The book is divided into five sections: Migrants, Knots, Poet Warrior, Secrets and Autopsy. Each section is a study of the human condition seen from a unique viewpoint, as if through a jeweler’s loupe. The poems expose each situation to us in such a way that the familiar experiences that are chronicled are somehow changed in the narration.

“Migrants” is the poet’s exploration of nature ranging from his garden to a pack of nocturnal raccoons foraging in the dark. His vision is crystalline, especially in “August 28” where he opens the poem with:

“I lay a cool slice
of red ripe brandywine tomato
on my tongue.”

The language and rhythm of the lines are as free as Whitman with the short phrase precision of image that one finds in William Carlos Williams. Each of these poems, though familiar in setting, grabs the reader’s attention not so much with a fist at the collar as with an arm around the shoulder. He sets the stage in this section for a journey through the reader’s soul.

“Knots” is a section composed of poems with longer, more introspective lines focused on relationships, especially family. Mr. Dethlefsen walks a tightrope through this section, choosing each step carefully as he walks between exposition and bathos. Like any great performer we watch his movement while we hold our breath. He does not disappoint. Each poem is crafted to fit within the devices of the others and the section concludes with the lines:

“and the story resumes”.

“Poet Warrior is the climax of the book. The poet lays open his emotions, his passions and even his failures. In this nation where bashing immigrants is a public spectacle celebrated on the nightly news, Mr. Dethlefsen provides a counterpoint. There is a respect here for the subject drawn from within himself, an empathy arising from his experience and from being “raised right” as his Midwestern neighbors would say.

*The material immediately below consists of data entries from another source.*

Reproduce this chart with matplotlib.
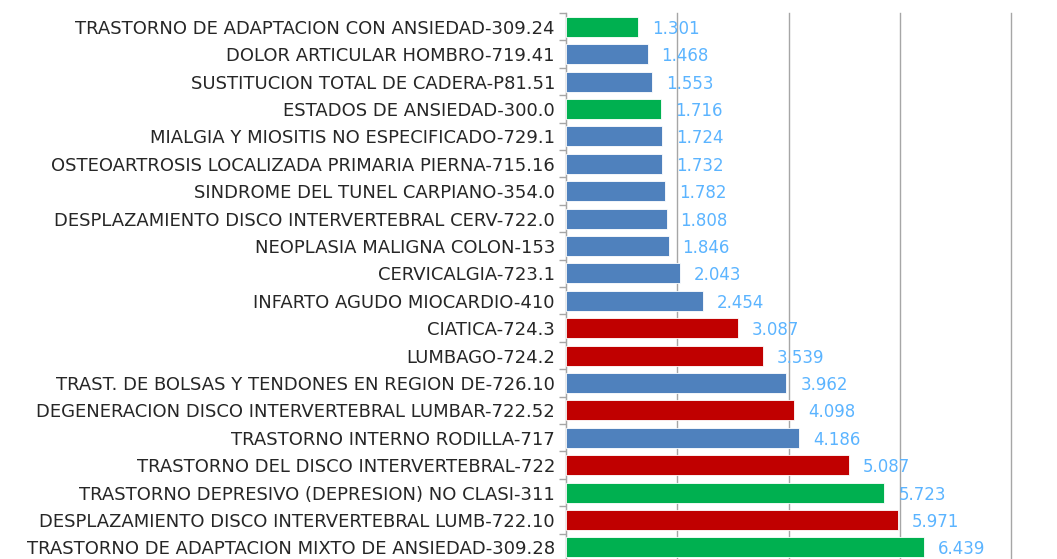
import matplotlib
matplotlib.use('Agg')
import matplotlib.pyplot as plt
import numpy as np

# Datos (de arriba hacia abajo)
categorias = [
    'TRASTORNO DE ADAPTACION CON ANSIEDAD-309.24',
    'DOLOR ARTICULAR HOMBRO-719.41',
    'SUSTITUCION TOTAL DE CADERA-P81.51',
    'ESTADOS DE ANSIEDAD-300.0',
    'MIALGIA Y MIOSITIS NO ESPECIFICADO-729.1',
    'OSTEOARTROSIS LOCALIZADA PRIMARIA PIERNA-715.16',
    'SINDROME DEL TUNEL CARPIANO-354.0',
    'DESPLAZAMIENTO DISCO INTERVERTEBRAL CERV-722.0',
    'NEOPLASIA MALIGNA COLON-153',
    'CERVICALGIA-723.1',
    'INFARTO AGUDO MIOCARDIO-410',
    'CIATICA-724.3',
    'LUMBAGO-724.2',
    'TRAST. DE BOLSAS Y TENDONES EN REGION DE-726.10',
    'DEGENERACION DISCO INTERVERTEBRAL LUMBAR-722.52',
    'TRASTORNO INTERNO RODILLA-717',
    'TRASTORNO DEL DISCO INTERVERTEBRAL-722',
    'TRASTORNO DEPRESIVO (DEPRESION) NO CLASI-311',
    'DESPLAZAMIENTO DISCO INTERVERTEBRAL LUMB-722.10',
    'TRASTORNO DE ADAPTACION MIXTO DE ANSIEDAD-309.28',
]
valores = [1.301, 1.468, 1.553, 1.716, 1.724, 1.732, 1.782, 1.808, 1.846, 2.043,
           2.454, 3.087, 3.539, 3.962, 4.098, 4.186, 5.087, 5.723, 5.971, 6.439]
grupos = ['g', 'b', 'b', 'g', 'b', 'b', 'b', 'b', 'b', 'b',
          'b', 'r', 'r', 'b', 'r', 'b', 'r', 'g', 'r', 'g']

COLORES = {'g': '#00B050', 'b': '#4F81BD', 'r': '#C00000'}
COLOR_VALOR = '#5BB4FF'

fig = plt.figure(figsize=(10.57, 5.59), dpi=100)
ax = fig.add_axes([0.5355, -0.0036, 0.421, 0.9803])

y = np.arange(len(categorias))
cores = [COLORES[g] for g in grupos]
ax.barh(y, valores, height=0.73, color=cores, edgecolor='white', linewidth=0.6, zorder=3)

for yi, v in zip(y, valores):
    ax.annotate(f'{v:.3f}', xy=(v, yi), xytext=(10, -1.5), textcoords='offset points',
                ha='left', va='center', color=COLOR_VALOR, fontsize=12, family='DejaVu Sans')

ax.set_xlim(0, 8)
ax.set_ylim(len(categorias) - 0.5, -0.5)
ax.set_xticks([0, 2, 4, 6, 8])
ax.xaxis.grid(True, color='#A6A6A6', linewidth=1.0, zorder=0)
for gl in ax.get_xgridlines():
    gl.set_clip_on(False)
ax.tick_params(axis='x', length=0, labelbottom=False)

ax.set_yticks(y)
ax.set_yticklabels(categorias, fontsize=13, family='DejaVu Sans', color='#262626')
ax.set_yticks(np.arange(len(categorias) + 1) - 0.5, minor=True)
ax.tick_params(axis='y', which='major', length=0, pad=8)
ax.tick_params(axis='y', which='minor', length=5, color='#A6A6A6', width=1)

for s in ['top', 'right', 'bottom']:
    ax.spines[s].set_visible(False)
ax.spines['left'].set_color('#A6A6A6')

fig.savefig('out.png', dpi=100)
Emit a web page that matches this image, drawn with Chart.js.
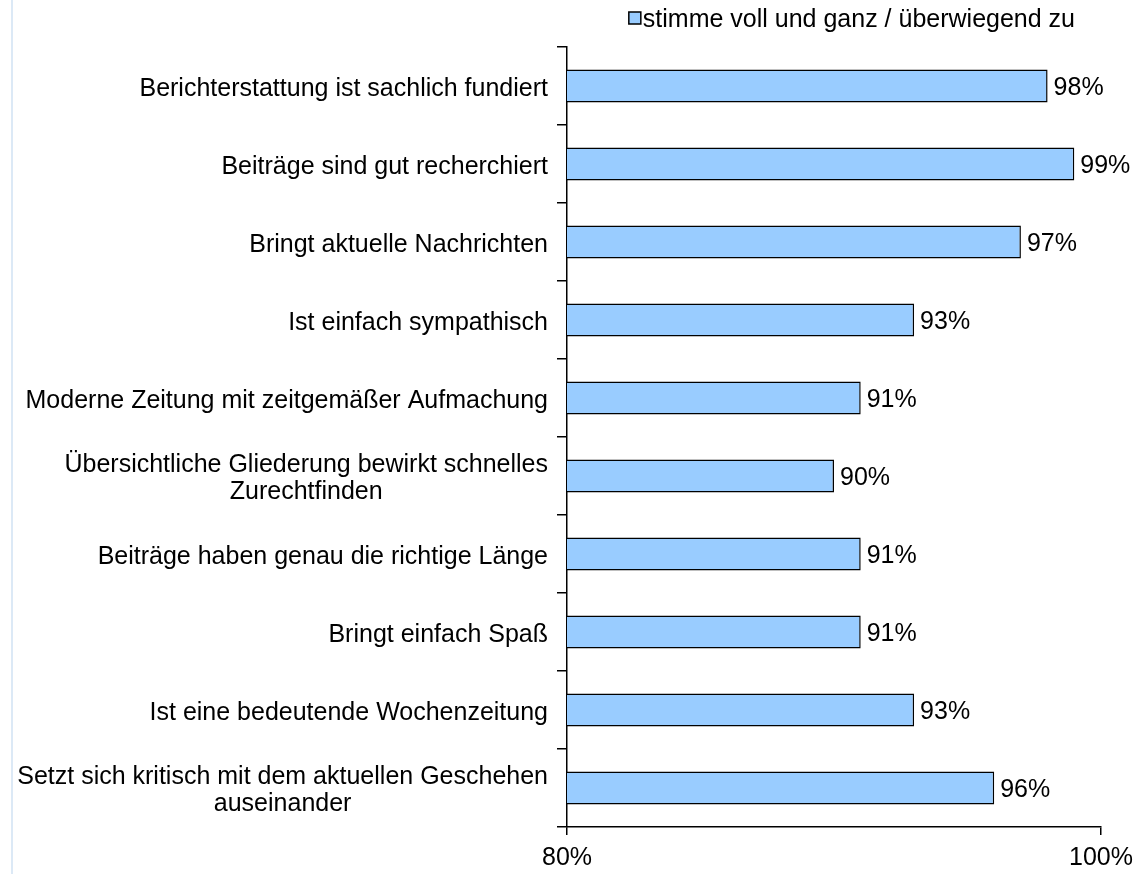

The passion of “Poet Warrior” leads to the introspective “Secrets”. We wait for the personal problems in each poem to be placed before us like tarot cards. Mr. Dethlefsen, however, doesn’t deal the cards – he juggles them. Taking us through memories of lost loves, difficult relationships he uses his humor to overwrite the darkness. “In the Living Room” sounds like a police report until the last line where the narrator’s comment draws a laugh then leaves us with the echo of a barren marriage.

Of the five sections, “Autopsy” seems the most personal. It begins, quite literally, with the autopsy of the poet narrator. The poems of this section deal with death, terminal illness and the minutiae of life that surrounds its ending. Mr. Dethlefsen is too good a poet to wallow in this subject matter. Instead, he takes each situation and examines every facet as he seeks the “why” of each of these hard predicaments.

Breather” is an excellent book. The poet’s craft is evident from the phrasing to the line structure to the exacting precision of the finished poem. Each poem is superbly grouped and each section of the book draws the reader into a complex examination of the routine of living. Bruce Dethlefsen is a master of language. The sonics and rhythm of each poem is carefully crafted and that fact is evident from the first strophe. But he doesn’t paint vistas on a poetic canvass as much as he shapes them like a woodworker with every mortise word perfectly nested in the tenon of the image. The final product, “Breather”, drops into the reader’s experience unassumingly, yet the ripples reach out subtly changing the perception.

Bruce Dethlefsen is a rare poet: he gave me, in his own way, a better appreciation of the Physics of everyday living, and that is no mean feat.